Erdoğan erhielt bei dem umstrittenen und offensichtlichen von Wahlmanipulationen begleitetem Referendum mit 63 Prozent überproportional viele Stimmen von Deutsch-Türken. Sicher nicht zuletzt aus diesem Grund bekräftigten einige Politiker aus den Unions-Parteien CDU und CSU die Forderung nach leichterem Entzug des Doppelpasses. Der Vorstoß nimmt die Kinder von Doppelstaatlern in den Fokus.

Nach der Abstimmung über die türkische Verfassungsreform hat die Union ihre Forderung nach einer strengeren Regelung bei Doppelpässen bekräftigt. Der innenpolitische Sprecher der Unions-Bundestagsfraktion, Stephan Mayer, sagte der „Welt“: „Ich halte es für wichtig, dass wir in der nächsten Legislaturperiode die Erleichterungen bei der doppelten Staatsbürgerschaft wieder rückgängig machen.“

Der CSU-Politiker forderte, dass nach dem sogenannten Generationenschnittmodell zumindest den Kindern eines Doppelstaatlers die Staatsbürgerschaft auch wieder entzogen werden kann, „wenn diese nicht in Deutschland leben und offenkundig auch keinen Bezug mehr zu Deutschland haben“. Dieser Vorschlag solle in das gemeinsame Wahlprogramm von CDU und CSU aufgenommen werden.

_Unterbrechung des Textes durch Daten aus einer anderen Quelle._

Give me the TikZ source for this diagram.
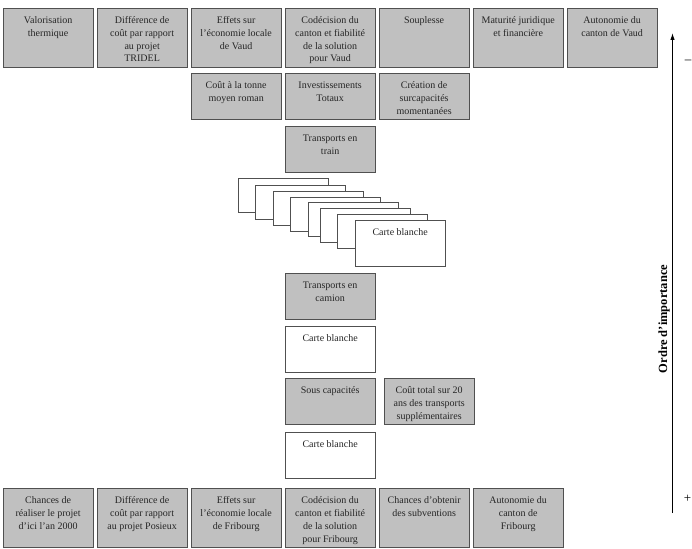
\documentclass[tikz,border=0pt]{standalone}
\usepackage{fontspec}
\setmainfont{Liberation Serif}
\usetikzlibrary{arrows.meta}

\definecolor{critgray}{RGB}{192,192,192}
\definecolor{critline}{RGB}{80,80,80}
\newcommand{\toptext}[2]{\parbox[t][#1][t]{85.5pt}{\centering\rule{0pt}{10.5pt}#2}}

\tikzset{
  crit/.style={draw=critline, line width=0.8pt, fill=critgray, anchor=north west,
    inner xsep=2pt, inner ysep=5pt, text=black!85, font=\fontsize{10}{12.7}\selectfont},
  blank/.style={crit, fill=white},
}

\begin{document}
\begin{tikzpicture}[x=1pt, y=-1pt]
    \useasboundingbox (0,0) rectangle (692,548);

    % top row, Vaud
    \node[crit] (vaud1) at (3,8) {\toptext{49pt}{Valorisation\\thermique}};
    \node[crit] (vaud2) at (97,8) {\toptext{49pt}{Différence de\\coût par rapport\\au projet\\TRIDEL}};
    \node[crit] (vaud3) at (191,8) {\toptext{49pt}{Effets sur\\l'économie locale\\de Vaud}};
    \node[crit] (vaud4) at (285,8) {\toptext{49pt}{Codécision du\\canton et fiabilité\\de la solution\\pour Vaud}};
    \node[crit] (vaud5) at (379,8) {\toptext{49pt}{Souplesse}};
    \node[crit] (vaud6) at (473,8) {\toptext{49pt}{Maturité juridique\\et financière}};
    \node[crit] (vaud7) at (567,8) {\toptext{49pt}{Autonomie du\\canton de Vaud}};

    % second row
    \node[crit] (tonne) at (191,73) {\toptext{36pt}{Coût à la tonne\\moyen roman}};
    \node[crit] (invest) at (285,73) {\toptext{36pt}{Investissements\\Totaux}};
    \node[crit] (surcap) at (379,73) {\toptext{36pt}{Création de\\surcapacités\\momentanées}};
    \node[crit] (train) at (285,126) {\toptext{36pt}{Transports en\\train}};

    % pile of blank cards
    \foreach \x/\y [count=\i] in {238/178, 255/185, 273/191, 290/197, 308/202, 320/208, 337/214}
        \node[blank, minimum width=89.5pt, minimum height=34pt] (card\i) at (\x,\y) {};
    \node[blank] (card8) at (355,220) {\toptext{36pt}{Carte blanche}};

    % middle column
    \node[crit] (camion) at (285,273) {\toptext{36pt}{Transports en\\camion}};
    \node[blank] (blanche1) at (285,326) {\toptext{36pt}{Carte blanche}};
    \node[crit] (souscap) at (285,378) {\toptext{36pt}{Sous capacités}};
    \node[crit] (cout20) at (384,378) {\toptext{36pt}{Coût total sur 20\\ans des transports\\supplémentaires}};
    \node[blank] (blanche2) at (285,432) {\toptext{36pt}{Carte blanche}};

    % bottom row, Fribourg
    \node[crit] (frib1) at (3,488) {\toptext{49pt}{Chances de\\réaliser le projet\\d'ici l'an 2000}};
    \node[crit] (frib2) at (97,488) {\toptext{49pt}{Différence de\\coût par rapport\\au projet Posieux}};
    \node[crit] (frib3) at (191,488) {\toptext{49pt}{Effets sur\\l'économie locale\\de Fribourg}};
    \node[crit] (frib4) at (285,488) {\toptext{49pt}{Codécision du\\canton et fiabilité\\de la solution\\pour Fribourg}};
    \node[crit] (frib5) at (379,488) {\toptext{49pt}{Chances d'obtenir\\des subventions}};
    \node[crit] (frib6) at (473,488) {\toptext{49pt}{Autonomie du\\canton de\\Fribourg}};

    % importance axis
    \coordinate (bas) at (672.5,513);
    \coordinate (haut) at (672.5,33);
    \draw[line width=1pt, -{Latex[length=7pt, width=4.5pt]}] (bas) -- (haut);
    \node[rotate=90, font=\fontsize{12.5}{14}\selectfont\bfseries] (ordre) at (664,319) {Ordre d'importance};
    \node[font=\fontsize{13}{15}\selectfont, inner sep=0pt, anchor=east] (moins) at (691.5,62) {--};
    \node[font=\fontsize{13}{15}\selectfont, inner sep=0pt, anchor=east] (plus) at (691.5,499) {+};
\end{tikzpicture}
\end{document}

Hintergrund des Vorstoßes: Von den am Referendum teilnehmenden türkischen Wählern in Deutschland hatten nach Angaben der Wahlkommission 63 Prozent mit Ja zu Präsident Recep Tayyip Erdoğans Vorhaben gestimmt, seine eigene Macht mithilfe einer Verfassungsreform deutlich auszubauen.

Mayer warnte mit Blick auf das Referendum, das Erdoğan knapp für sich entschieden hatte: „Der Weg der Türkei weg von demokratischen und rechtsstaatlichen hin zu deutlich stärkeren autokratischen Strukturen sei vorgezeichnet.“ Er hoffe, dass Erdoğan von dieser „fast unbeschränkten Machtfülle in maßvoller und moderater Weise Gebrauch macht“.

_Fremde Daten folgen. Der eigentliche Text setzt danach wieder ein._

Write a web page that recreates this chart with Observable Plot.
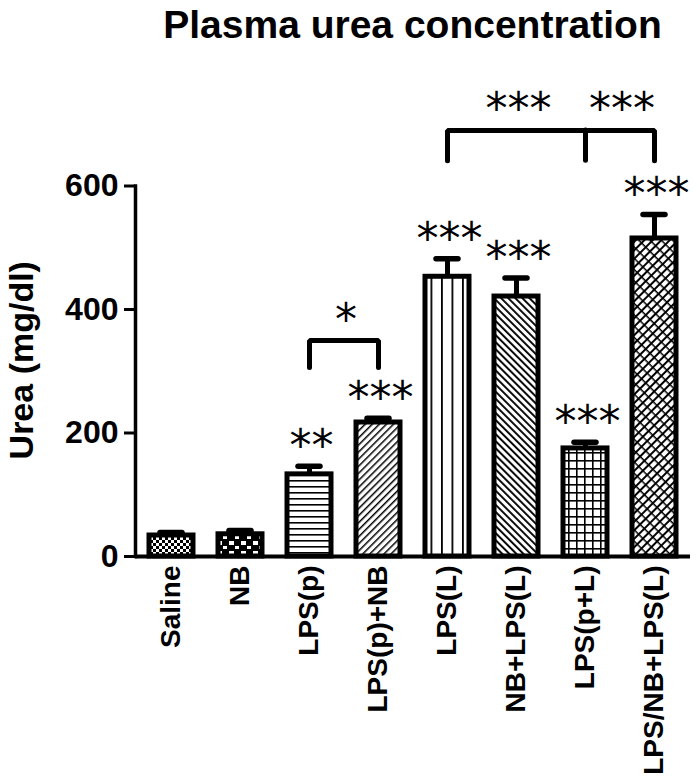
<!DOCTYPE html>
<html><head><meta charset="utf-8">
<script src="https://cdn.jsdelivr.net/npm/d3@7"></script>
<script src="https://cdn.jsdelivr.net/npm/@observablehq/plot@0.6"></script>
<style>
body{margin:0;background:#fff;font-family:"Liberation Sans",Arial,sans-serif;}
#title{height:60px;box-sizing:border-box;padding-top:5px;padding-left:135px;width:690px;text-align:center;font-size:39px;font-weight:bold;line-height:39px;color:#000;}
g[aria-label="sig"] text, g[aria-label="bracket-sig"] text{letter-spacing:4px;}
</style></head><body>
<div id="title">Plasma urea concentration</div>
<div id="chart"></div>
<script>
// ---- data ----
const categories = ["Saline","NB","LPS(p)","LPS(p)+NB","LPS(L)","NB+LPS(L)","LPS(p+L)","LPS/NB+LPS(L)"];
const means = [34, 36, 133, 217, 453, 421, 175, 515];
const sems  = [5, 6, 13, 7, 29, 30, 10, 39];
const stars = ["", "", "**", "***", "***", "***", "***", "***"];
const patternIds = ["checkFine","checkCoarse","hLines","fwdDiag","vLines","backDiag","grid","brick"];
const yTicks = [0, 200, 400, 600];
const yLabel = "Urea (mg/dl)";
// significance brackets (between groups)
const brackets = [
  {from: "LPS(p)", to: "LPS(p)+NB", top: 350, foot: 306},
  {from: "LPS(L)", to: "LPS/NB+LPS(L)", top: 690, foot: 641, mid: "LPS(p+L)"}
];
const bracketLabels = [
  {from: "LPS(p)", to: "LPS(p)+NB", y: 398, text: "*"},
  {from: "LPS(L)", to: "LPS(p+L)", y: 740, text: "***"},
  {from: "LPS(p+L)", to: "LPS/NB+LPS(L)", y: 740, text: "***"}
];

const data = categories.map((c, i) => ({cat: c, mean: means[i], sem: sems[i], top: means[i] + sems[i], star: stars[i], pat: patternIds[i]}));

const W = 699, H = 718, mL = 135, mR = 9, mT = 125.5, mB = 222;
const padIn = 0.36, padOut = 0.2;
const step = (W - mL - mR) / (categories.length - padIn + 2 * padOut);
const idx = c => categories.indexOf(c);

const bracketLines = brackets.map(b => Plot.line(
  [{x: b.from, y: b.foot}, {x: b.from, y: b.top}, {x: b.to, y: b.top}, {x: b.to, y: b.foot}],
  {x: "x", y: "y", stroke: "black", strokeWidth: 5, strokeLinecap: "round", strokeLinejoin: "miter"}
));
const bracketMids = brackets.filter(b => b.mid).map(b => Plot.ruleX([b], {x: "mid", y1: "foot", y2: "top", stroke: "black", strokeWidth: 5, strokeLinecap: "round"}));
const bracketText = bracketLabels.map(l => Plot.text([l], {
  x: "from", y: "y", text: "text", dx: (idx(l.to) - idx(l.from)) * step / 2 + 2, dy: 10,
  fontSize: 44, fontFamily: "DejaVu Sans", fill: "black", ariaLabel: "bracket-sig"
}));

const plot = Plot.plot({
  width: W, height: H,
  marginLeft: mL, marginRight: mR, marginTop: mT, marginBottom: mB,
  style: {fontFamily: '"Liberation Sans", Arial, sans-serif', color: "black", background: "white", overflow: "visible"},
  x: {domain: categories, paddingInner: padIn, paddingOuter: padOut, label: null},
  y: {domain: [0, 600], label: null},
  marks: [
    ...data.map(d => Plot.barY([d], {x: "cat", y: "mean", fill: `url(#${d.pat})`, stroke: "black", strokeWidth: 5})),
    Plot.ruleX(data, {x: "cat", y1: "mean", y2: "top", stroke: "black", strokeWidth: 5}),
    Plot.tickY(data, {x: "cat", y: "top", stroke: "black", strokeWidth: 5.5, insetLeft: 11, insetRight: 11, strokeLinecap: "round"}),
    Plot.ruleY([0], {stroke: "black", strokeWidth: 4}),
    Plot.frame({anchor: "left", stroke: "black", strokeWidth: 3.5}),
    Plot.axisY({ticks: yTicks, tickSize: 11, tickPadding: 6, fontSize: 32, fontWeight: "bold", strokeWidth: 3, label: null}),
    Plot.axisX({tickSize: 0, tickPadding: 9, tickRotate: -90, fontSize: 28, fontWeight: "bold", label: null}),
    Plot.text([yLabel], {frameAnchor: "left", textAnchor: "middle", rotate: -90, dx: -113, dy: -11, fontSize: 34, fontWeight: "bold", fill: "black"}),
    Plot.text(data, {x: "cat", y: "top", text: "star", dx: 2, dy: -19, fontSize: 44, fontFamily: "DejaVu Sans", fill: "black", ariaLabel: "sig"}),
    ...bracketLines,
    ...bracketMids,
    ...bracketText
  ]
});

// pattern definitions
const ns = "http://www.w3.org/2000/svg";
const defs = document.createElementNS(ns, "defs");
defs.innerHTML = `
<pattern id="checkFine" patternUnits="userSpaceOnUse" width="6" height="6">
  <rect width="6" height="6" fill="white"/><rect x="0" y="0" width="3" height="3" fill="black"/><rect x="3" y="3" width="3" height="3" fill="black"/>
</pattern>
<pattern id="checkCoarse" patternUnits="userSpaceOnUse" width="12" height="10">
  <rect width="12" height="10" fill="black"/><rect x="1" y="1" width="5" height="4" fill="white"/><rect x="7" y="6" width="4" height="3" fill="white"/>
</pattern>
<pattern id="hLines" patternUnits="userSpaceOnUse" width="6" height="6">
  <rect width="6" height="6" fill="white"/><rect x="0" y="0" width="6" height="1.6" fill="black"/>
</pattern>
<pattern id="fwdDiag" patternUnits="userSpaceOnUse" width="5" height="5" patternTransform="rotate(45)">
  <rect width="5" height="5" fill="white"/><rect x="0" y="0" width="1.5" height="5" fill="black"/>
</pattern>
<pattern id="vLines" patternUnits="userSpaceOnUse" width="10.5" height="10">
  <rect width="10.5" height="10" fill="white"/><rect x="0" y="0" width="1.8" height="10" fill="black"/>
</pattern>
<pattern id="backDiag" patternUnits="userSpaceOnUse" width="5" height="5" patternTransform="rotate(-45)">
  <rect width="5" height="5" fill="white"/><rect x="0" y="0" width="1.9" height="5" fill="black"/>
</pattern>
<pattern id="grid" patternUnits="userSpaceOnUse" width="8" height="8">
  <rect width="8" height="8" fill="white"/><rect x="0" y="0" width="8" height="1.6" fill="black"/><rect x="0" y="0" width="1.6" height="8" fill="black"/>
</pattern>
<pattern id="brick" patternUnits="userSpaceOnUse" width="6" height="8" patternTransform="rotate(45)">
  <rect width="6" height="8" fill="white"/><rect x="0" y="0" width="2" height="8" fill="black"/><rect x="2" y="3" width="4" height="1.5" fill="black"/>
</pattern>`;
plot.insertBefore(defs, plot.firstChild);
document.getElementById("chart").appendChild(plot);
</script></body></html>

Ähnlich wie Mayer äußerte sich am Sonntag der Vorsitzende des Auswärtigen Ausschusses im Bundestag, Norbert Röttgen (CDU), kritisch zur aktuellen Doppelpass-Regel. Röttgen erneuerte seine Kritik, dass die dauerhafte doppelte Staatsbürgerschaft kein Beitrag zur Integration sei.

Über das Modell Generationenschnitt hatte Bundesinnenminister Thomas de Maizière (CDU) Anfang dieses Jahres gesagt, es könne ein Kompromiss sein, bei dem die Doppelpass-Regelung „ab einer bestimmten Generation in der Kinder- oder Enkel-Generation“ nicht mehr gelte. Die vom Sachverständigenrat für Migration stammende Idee sei, „zu sagen, das kann ja nicht in fünf, sechs Generationen weitergehen“.

Union und SPD hatten in dieser Legislaturperiode beschlossen, dass in Deutschland geborene und aufgewachsene Kinder von Nicht-EU-Bürgern neben der deutschen Staatsbürgerschaft auch jene der Eltern behalten dürfen – für sie entfällt damit die Pflicht, sich spätestens mit 23 Jahren für eine Staatsangehörigkeit zu entscheiden. Für viele Menschen ist die doppelte Staatsbürgerschaft übrigens schon länger möglich, zum Beispiel für EU-Bürger.